* [STORED RECORDS]:
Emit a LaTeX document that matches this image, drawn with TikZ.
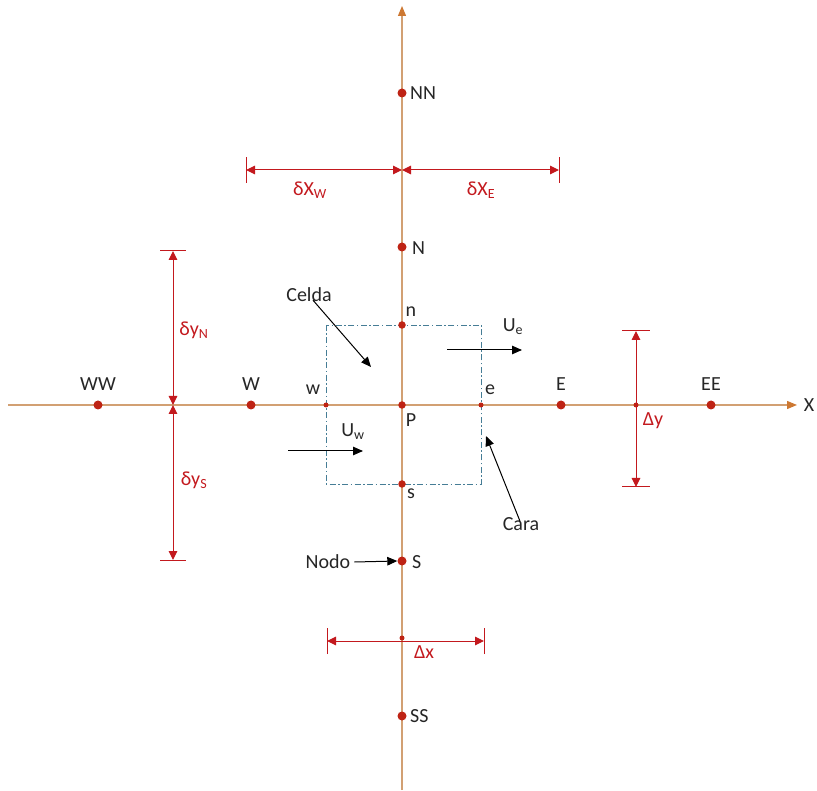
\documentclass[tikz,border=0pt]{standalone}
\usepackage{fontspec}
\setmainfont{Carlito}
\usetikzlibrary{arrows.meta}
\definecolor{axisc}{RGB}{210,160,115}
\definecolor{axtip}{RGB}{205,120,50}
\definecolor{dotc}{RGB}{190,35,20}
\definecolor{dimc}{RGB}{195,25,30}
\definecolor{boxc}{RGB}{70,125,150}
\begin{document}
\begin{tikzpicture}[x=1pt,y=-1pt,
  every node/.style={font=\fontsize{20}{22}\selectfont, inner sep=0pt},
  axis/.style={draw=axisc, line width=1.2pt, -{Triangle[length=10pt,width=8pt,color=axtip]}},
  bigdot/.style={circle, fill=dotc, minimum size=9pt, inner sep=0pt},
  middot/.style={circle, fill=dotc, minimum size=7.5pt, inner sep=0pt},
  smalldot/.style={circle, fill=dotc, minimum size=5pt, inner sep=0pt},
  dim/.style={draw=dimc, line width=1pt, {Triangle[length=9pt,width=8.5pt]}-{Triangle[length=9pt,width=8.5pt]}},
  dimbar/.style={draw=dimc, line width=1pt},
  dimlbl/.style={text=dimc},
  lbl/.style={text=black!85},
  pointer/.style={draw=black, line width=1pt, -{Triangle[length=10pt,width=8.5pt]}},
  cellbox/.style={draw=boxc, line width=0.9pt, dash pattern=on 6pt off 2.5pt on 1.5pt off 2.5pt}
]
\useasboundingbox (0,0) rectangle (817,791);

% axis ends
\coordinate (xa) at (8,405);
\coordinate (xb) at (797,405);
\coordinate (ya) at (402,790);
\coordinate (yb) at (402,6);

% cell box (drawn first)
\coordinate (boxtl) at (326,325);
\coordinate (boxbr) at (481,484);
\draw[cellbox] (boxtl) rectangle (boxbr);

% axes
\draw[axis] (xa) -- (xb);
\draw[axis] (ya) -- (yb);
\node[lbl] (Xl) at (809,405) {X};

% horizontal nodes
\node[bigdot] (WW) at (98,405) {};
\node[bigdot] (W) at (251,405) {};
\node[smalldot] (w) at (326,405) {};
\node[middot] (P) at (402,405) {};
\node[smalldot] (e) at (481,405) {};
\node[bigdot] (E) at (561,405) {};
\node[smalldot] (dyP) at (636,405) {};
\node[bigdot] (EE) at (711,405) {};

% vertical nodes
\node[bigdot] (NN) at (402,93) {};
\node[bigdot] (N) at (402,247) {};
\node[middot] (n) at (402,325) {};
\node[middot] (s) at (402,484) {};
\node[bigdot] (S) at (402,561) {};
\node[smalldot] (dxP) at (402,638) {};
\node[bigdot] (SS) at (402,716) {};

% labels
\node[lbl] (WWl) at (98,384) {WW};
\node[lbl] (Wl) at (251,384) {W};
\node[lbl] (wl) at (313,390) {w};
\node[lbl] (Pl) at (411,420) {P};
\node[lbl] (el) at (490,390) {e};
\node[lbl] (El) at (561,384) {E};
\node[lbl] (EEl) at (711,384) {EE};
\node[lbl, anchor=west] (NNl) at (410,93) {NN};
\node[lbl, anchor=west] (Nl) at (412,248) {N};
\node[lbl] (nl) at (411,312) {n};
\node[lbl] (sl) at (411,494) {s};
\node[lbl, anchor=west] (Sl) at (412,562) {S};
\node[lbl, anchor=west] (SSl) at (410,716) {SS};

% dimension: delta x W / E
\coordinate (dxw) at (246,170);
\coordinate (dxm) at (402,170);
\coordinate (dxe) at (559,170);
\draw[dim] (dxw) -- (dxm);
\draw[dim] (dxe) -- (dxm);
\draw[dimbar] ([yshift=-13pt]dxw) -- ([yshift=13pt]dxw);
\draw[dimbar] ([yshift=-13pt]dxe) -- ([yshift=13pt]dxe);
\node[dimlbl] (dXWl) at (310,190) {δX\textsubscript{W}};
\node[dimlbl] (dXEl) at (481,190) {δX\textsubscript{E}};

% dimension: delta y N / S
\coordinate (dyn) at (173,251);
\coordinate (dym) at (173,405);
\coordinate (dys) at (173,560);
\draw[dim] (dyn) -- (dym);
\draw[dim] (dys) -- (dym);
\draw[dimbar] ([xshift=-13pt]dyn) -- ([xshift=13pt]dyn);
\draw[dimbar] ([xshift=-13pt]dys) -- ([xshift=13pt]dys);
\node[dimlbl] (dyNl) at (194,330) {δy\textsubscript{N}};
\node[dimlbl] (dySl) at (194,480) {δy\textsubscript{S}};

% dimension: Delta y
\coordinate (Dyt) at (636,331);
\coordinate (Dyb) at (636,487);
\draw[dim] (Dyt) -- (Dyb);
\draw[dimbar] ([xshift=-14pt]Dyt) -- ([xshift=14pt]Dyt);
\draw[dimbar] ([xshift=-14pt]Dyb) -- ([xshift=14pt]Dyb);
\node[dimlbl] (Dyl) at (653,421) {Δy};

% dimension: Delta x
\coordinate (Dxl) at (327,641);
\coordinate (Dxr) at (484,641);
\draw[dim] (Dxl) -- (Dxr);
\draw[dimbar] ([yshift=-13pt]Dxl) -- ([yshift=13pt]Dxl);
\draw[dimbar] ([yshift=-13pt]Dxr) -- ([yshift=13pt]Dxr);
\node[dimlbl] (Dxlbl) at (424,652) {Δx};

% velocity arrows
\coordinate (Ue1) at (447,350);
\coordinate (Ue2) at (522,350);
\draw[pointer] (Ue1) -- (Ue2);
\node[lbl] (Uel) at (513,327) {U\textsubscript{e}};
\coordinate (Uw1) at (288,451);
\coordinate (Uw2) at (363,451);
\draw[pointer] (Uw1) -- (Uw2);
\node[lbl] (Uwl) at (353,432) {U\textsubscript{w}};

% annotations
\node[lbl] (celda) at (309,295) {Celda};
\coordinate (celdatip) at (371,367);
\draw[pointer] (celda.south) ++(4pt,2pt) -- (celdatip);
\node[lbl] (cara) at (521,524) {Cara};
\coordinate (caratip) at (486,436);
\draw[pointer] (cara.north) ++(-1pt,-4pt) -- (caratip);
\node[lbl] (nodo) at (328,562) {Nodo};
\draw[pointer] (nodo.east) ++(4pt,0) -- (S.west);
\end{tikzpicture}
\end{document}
...
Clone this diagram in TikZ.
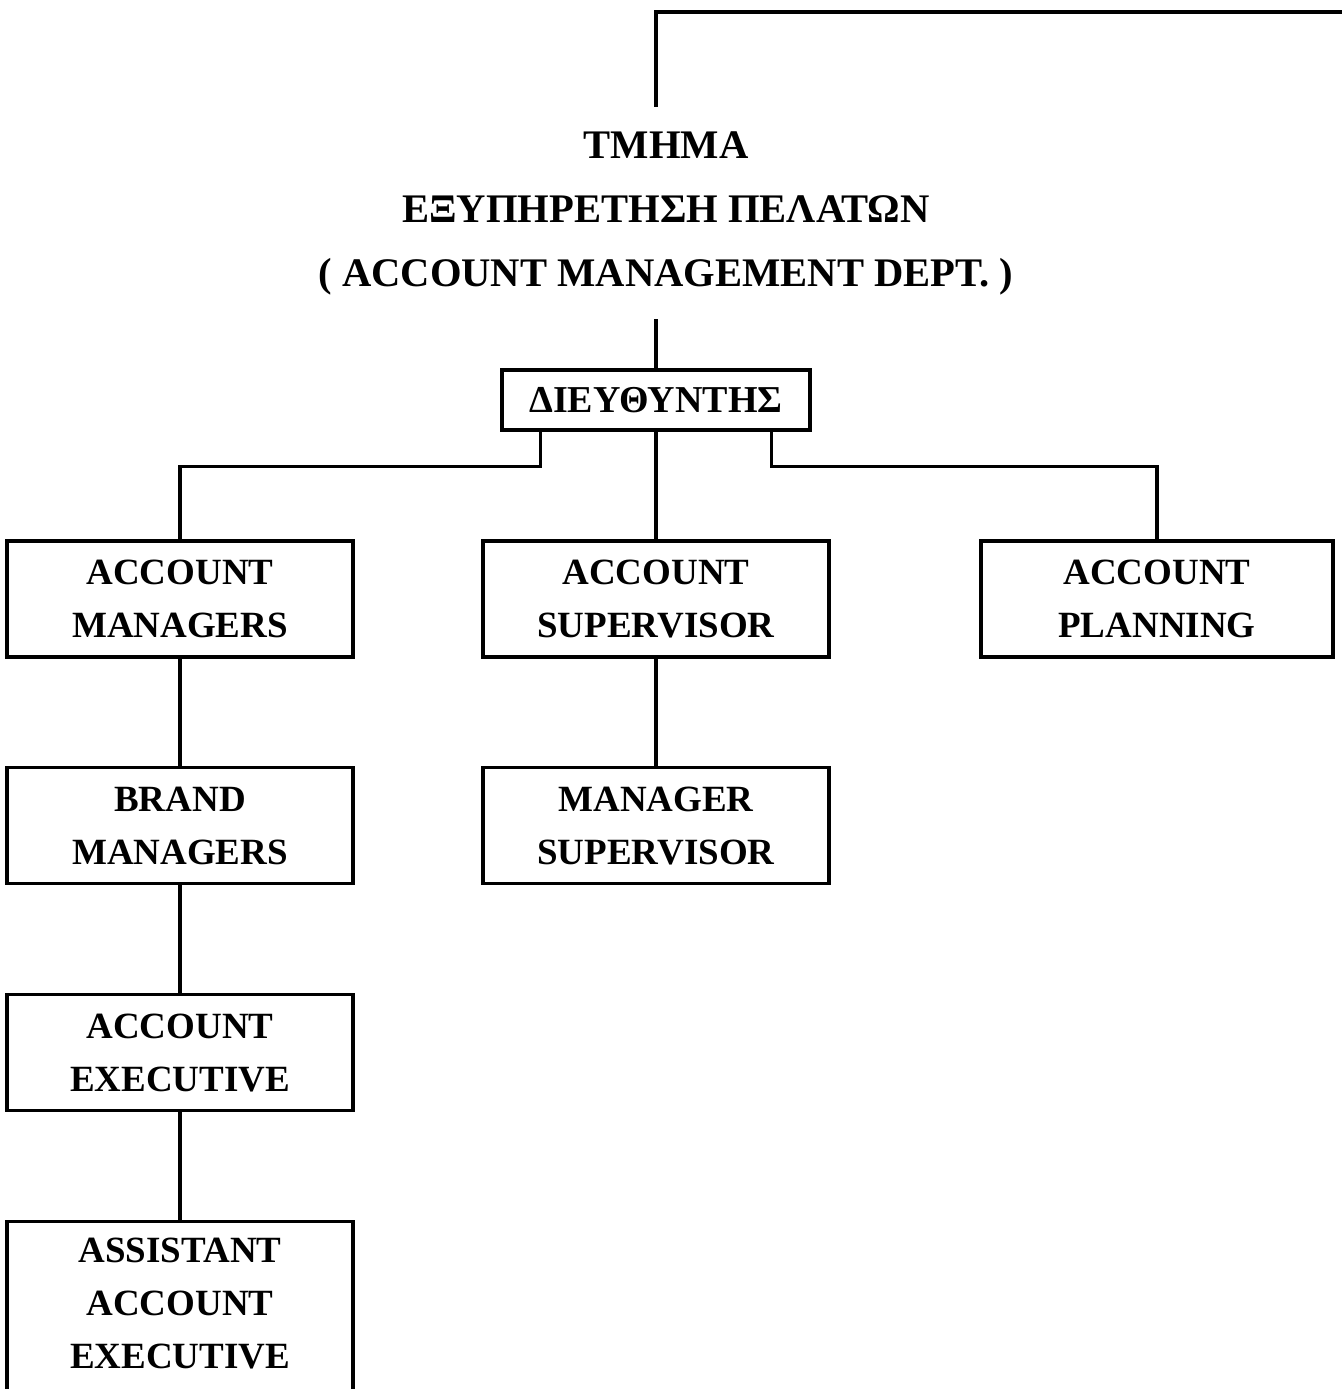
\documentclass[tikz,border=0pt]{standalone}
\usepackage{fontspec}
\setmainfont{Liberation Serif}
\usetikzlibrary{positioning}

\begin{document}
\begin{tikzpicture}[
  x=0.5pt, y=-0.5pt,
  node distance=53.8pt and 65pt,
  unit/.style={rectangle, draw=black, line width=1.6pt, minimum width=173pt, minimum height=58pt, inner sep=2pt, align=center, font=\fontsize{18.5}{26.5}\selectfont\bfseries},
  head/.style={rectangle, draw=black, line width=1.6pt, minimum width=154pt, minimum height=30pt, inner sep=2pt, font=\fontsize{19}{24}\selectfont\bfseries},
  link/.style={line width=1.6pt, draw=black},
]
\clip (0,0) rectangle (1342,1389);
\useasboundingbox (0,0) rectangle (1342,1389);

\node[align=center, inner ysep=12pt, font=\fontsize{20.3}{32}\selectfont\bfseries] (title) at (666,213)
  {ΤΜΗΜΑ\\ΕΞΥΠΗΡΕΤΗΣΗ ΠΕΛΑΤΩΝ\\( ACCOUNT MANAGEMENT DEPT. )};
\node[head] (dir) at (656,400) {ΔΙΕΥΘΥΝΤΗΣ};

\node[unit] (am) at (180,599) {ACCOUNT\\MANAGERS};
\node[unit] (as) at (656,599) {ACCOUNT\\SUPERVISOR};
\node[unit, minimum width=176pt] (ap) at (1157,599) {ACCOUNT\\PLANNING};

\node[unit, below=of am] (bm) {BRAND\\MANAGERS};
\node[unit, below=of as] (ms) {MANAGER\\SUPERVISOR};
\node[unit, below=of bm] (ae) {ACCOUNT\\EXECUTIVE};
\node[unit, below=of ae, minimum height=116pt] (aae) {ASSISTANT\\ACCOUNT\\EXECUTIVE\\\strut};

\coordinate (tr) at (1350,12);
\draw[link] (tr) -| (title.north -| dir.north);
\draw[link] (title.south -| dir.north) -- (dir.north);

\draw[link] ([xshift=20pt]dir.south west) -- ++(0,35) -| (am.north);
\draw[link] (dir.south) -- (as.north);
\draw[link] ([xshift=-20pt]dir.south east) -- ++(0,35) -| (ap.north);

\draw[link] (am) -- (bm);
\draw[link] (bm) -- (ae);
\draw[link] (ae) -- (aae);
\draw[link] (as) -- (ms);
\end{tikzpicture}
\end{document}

* [SHORT TASK]:
In the entries above, find every line holding the word "drawn" and copy it out.

* [RESPONSE]:
Emit a LaTeX document that matches this image, drawn with TikZ.
% cell box (drawn first)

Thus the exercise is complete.